▶ Objective:
Set down only those lines that fall from the line containing "Write the TikZ code for this diagram." through the line containing "(m5) at (438,1380)", unchanged and without pictures.

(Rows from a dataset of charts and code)
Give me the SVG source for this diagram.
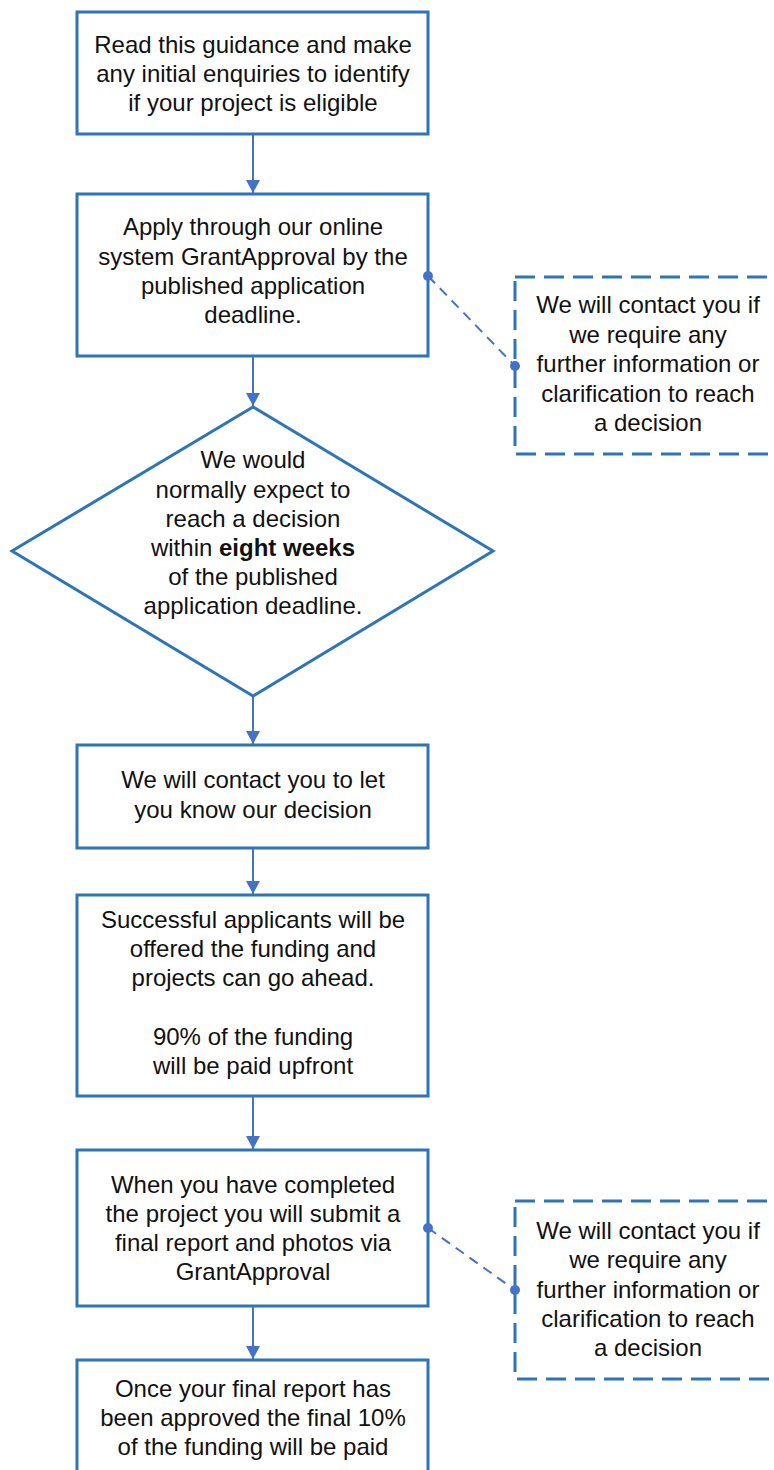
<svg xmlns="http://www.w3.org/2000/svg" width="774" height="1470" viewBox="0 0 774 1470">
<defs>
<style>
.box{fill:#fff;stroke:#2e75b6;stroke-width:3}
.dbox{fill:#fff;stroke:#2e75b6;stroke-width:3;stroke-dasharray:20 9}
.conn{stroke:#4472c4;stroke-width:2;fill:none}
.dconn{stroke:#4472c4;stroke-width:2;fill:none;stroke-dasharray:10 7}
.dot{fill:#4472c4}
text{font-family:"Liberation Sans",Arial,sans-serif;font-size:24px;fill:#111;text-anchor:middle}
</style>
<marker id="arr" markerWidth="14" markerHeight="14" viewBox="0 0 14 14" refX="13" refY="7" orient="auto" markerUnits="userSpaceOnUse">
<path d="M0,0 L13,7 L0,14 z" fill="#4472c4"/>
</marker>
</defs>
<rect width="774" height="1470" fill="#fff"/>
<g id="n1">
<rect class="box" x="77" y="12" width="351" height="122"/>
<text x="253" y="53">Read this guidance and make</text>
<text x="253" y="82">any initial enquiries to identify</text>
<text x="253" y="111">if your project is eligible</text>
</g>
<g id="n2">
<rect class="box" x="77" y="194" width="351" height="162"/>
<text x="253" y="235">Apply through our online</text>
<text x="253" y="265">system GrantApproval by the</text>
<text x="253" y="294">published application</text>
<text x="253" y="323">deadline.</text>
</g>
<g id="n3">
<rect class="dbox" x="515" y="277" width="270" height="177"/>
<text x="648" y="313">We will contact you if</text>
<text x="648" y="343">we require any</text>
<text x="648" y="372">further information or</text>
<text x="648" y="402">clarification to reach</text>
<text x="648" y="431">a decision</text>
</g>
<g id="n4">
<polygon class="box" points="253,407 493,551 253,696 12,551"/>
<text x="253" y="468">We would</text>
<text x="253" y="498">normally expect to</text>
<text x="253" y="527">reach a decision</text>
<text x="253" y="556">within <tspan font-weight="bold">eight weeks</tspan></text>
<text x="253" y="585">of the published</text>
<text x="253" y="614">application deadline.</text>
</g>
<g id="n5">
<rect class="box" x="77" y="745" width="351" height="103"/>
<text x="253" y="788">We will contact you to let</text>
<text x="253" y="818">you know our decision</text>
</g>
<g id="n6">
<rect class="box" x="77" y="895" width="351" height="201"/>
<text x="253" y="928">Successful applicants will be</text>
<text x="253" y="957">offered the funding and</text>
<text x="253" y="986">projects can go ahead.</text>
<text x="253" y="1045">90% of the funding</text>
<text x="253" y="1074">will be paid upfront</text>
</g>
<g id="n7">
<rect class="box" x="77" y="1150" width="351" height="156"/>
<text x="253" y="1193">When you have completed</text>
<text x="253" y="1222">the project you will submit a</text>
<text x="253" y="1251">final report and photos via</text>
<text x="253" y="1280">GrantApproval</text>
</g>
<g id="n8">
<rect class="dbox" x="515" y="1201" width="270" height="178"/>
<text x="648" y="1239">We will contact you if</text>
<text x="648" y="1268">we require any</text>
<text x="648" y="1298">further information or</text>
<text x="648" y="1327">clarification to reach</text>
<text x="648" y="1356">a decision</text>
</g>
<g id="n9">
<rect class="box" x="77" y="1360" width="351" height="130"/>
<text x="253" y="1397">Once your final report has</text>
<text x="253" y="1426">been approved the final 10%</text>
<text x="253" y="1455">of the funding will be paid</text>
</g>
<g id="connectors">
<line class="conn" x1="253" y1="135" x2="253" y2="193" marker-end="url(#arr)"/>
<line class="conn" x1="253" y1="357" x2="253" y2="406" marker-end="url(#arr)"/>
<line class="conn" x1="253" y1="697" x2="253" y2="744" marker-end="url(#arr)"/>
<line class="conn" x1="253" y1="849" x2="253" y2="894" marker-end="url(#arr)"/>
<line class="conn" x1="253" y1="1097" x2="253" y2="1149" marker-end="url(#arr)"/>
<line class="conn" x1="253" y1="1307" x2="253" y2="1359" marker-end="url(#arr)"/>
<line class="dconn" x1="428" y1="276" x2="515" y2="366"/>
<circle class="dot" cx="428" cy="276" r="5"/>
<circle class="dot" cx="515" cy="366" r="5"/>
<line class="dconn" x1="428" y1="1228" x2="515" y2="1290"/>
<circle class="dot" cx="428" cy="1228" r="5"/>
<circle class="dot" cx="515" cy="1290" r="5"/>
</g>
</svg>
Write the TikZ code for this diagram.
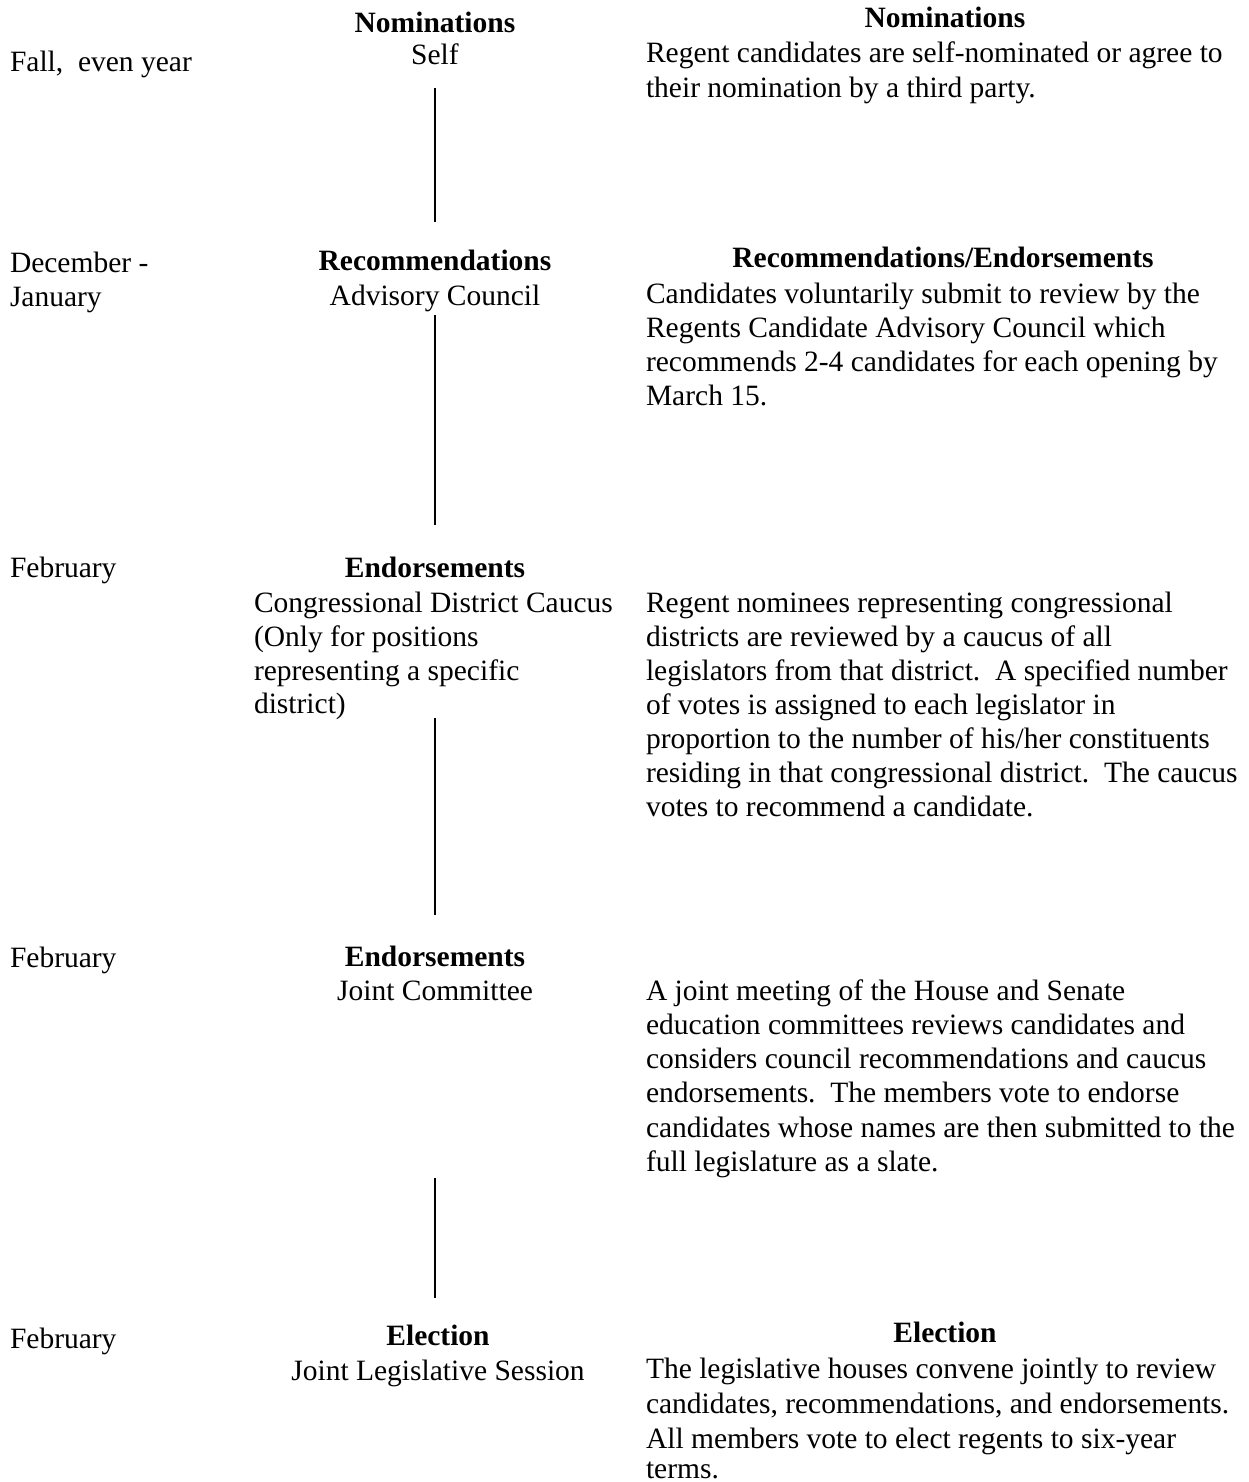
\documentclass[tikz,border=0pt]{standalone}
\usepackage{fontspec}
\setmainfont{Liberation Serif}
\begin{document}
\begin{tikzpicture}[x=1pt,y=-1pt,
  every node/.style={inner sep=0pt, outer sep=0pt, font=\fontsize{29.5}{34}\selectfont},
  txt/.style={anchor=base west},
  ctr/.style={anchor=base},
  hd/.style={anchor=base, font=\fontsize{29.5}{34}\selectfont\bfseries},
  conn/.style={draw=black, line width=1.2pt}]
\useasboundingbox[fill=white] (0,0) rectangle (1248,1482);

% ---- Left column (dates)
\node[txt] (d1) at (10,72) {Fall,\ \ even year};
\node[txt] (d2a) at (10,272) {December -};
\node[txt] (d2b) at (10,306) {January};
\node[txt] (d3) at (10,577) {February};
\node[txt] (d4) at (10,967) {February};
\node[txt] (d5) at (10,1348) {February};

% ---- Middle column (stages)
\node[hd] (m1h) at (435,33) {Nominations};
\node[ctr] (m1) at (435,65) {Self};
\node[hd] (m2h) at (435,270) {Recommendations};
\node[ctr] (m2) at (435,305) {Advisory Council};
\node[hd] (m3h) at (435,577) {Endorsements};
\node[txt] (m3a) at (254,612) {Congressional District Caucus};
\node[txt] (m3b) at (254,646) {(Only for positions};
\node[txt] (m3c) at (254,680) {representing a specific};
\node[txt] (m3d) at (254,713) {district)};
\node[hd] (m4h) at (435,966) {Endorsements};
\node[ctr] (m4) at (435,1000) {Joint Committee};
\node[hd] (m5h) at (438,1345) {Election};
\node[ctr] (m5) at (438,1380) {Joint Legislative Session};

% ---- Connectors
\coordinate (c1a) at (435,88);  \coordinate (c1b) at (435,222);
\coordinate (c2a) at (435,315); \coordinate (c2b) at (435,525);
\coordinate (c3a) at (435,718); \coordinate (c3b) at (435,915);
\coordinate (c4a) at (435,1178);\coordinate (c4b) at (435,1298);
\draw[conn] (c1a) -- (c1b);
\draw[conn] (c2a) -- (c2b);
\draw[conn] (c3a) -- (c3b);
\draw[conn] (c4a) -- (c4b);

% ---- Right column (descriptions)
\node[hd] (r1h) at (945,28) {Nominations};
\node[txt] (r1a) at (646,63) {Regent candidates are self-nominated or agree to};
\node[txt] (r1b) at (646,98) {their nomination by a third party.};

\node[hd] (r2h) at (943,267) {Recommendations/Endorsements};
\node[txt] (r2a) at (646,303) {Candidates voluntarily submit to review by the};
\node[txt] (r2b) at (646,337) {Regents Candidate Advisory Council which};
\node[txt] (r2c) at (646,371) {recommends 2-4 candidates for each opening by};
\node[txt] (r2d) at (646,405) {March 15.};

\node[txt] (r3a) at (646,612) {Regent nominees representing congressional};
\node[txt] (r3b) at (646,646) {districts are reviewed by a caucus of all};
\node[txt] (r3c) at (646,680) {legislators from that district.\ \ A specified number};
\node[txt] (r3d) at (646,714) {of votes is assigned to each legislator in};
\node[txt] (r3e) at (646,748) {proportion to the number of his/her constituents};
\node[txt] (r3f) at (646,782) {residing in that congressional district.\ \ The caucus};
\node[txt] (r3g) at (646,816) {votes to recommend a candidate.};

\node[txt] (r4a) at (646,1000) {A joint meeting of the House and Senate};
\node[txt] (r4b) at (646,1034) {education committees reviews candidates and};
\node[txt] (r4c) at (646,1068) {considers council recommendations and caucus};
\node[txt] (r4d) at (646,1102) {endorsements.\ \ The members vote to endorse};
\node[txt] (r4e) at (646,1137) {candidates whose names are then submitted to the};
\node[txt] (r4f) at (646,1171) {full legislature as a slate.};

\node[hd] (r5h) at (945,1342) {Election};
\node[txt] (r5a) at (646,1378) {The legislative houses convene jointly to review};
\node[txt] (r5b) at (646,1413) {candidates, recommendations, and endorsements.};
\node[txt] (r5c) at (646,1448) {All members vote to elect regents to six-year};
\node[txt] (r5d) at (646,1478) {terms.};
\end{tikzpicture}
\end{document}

▶ Expected answer:
Write the TikZ code for this diagram.
\documentclass[tikz,border=0pt]{standalone}
\usepackage{fontspec}
\setmainfont{Liberation Serif}
\begin{document}
\begin{tikzpicture}[x=1pt,y=-1pt,
  every node/.style={inner sep=0pt, outer sep=0pt, font=\fontsize{29.5}{34}\selectfont},
  txt/.style={anchor=base west},
  ctr/.style={anchor=base},
  hd/.style={anchor=base, font=\fontsize{29.5}{34}\selectfont\bfseries},
  conn/.style={draw=black, line width=1.2pt}]
\useasboundingbox[fill=white] (0,0) rectangle (1248,1482);

% ---- Left column (dates)
\node[txt] (d1) at (10,72) {Fall,\ \ even year};
\node[txt] (d2a) at (10,272) {December -};
\node[txt] (d2b) at (10,306) {January};
\node[txt] (d3) at (10,577) {February};
\node[txt] (d4) at (10,967) {February};
\node[txt] (d5) at (10,1348) {February};

% ---- Middle column (stages)
\node[hd] (m1h) at (435,33) {Nominations};
\node[ctr] (m1) at (435,65) {Self};
\node[hd] (m2h) at (435,270) {Recommendations};
\node[ctr] (m2) at (435,305) {Advisory Council};
\node[hd] (m3h) at (435,577) {Endorsements};
\node[txt] (m3a) at (254,612) {Congressional District Caucus};
\node[txt] (m3b) at (254,646) {(Only for positions};
\node[txt] (m3c) at (254,680) {representing a specific};
\node[txt] (m3d) at (254,713) {district)};
\node[hd] (m4h) at (435,966) {Endorsements};
\node[ctr] (m4) at (435,1000) {Joint Committee};
\node[hd] (m5h) at (438,1345) {Election};
\node[ctr] (m5) at (438,1380) {Joint Legislative Session};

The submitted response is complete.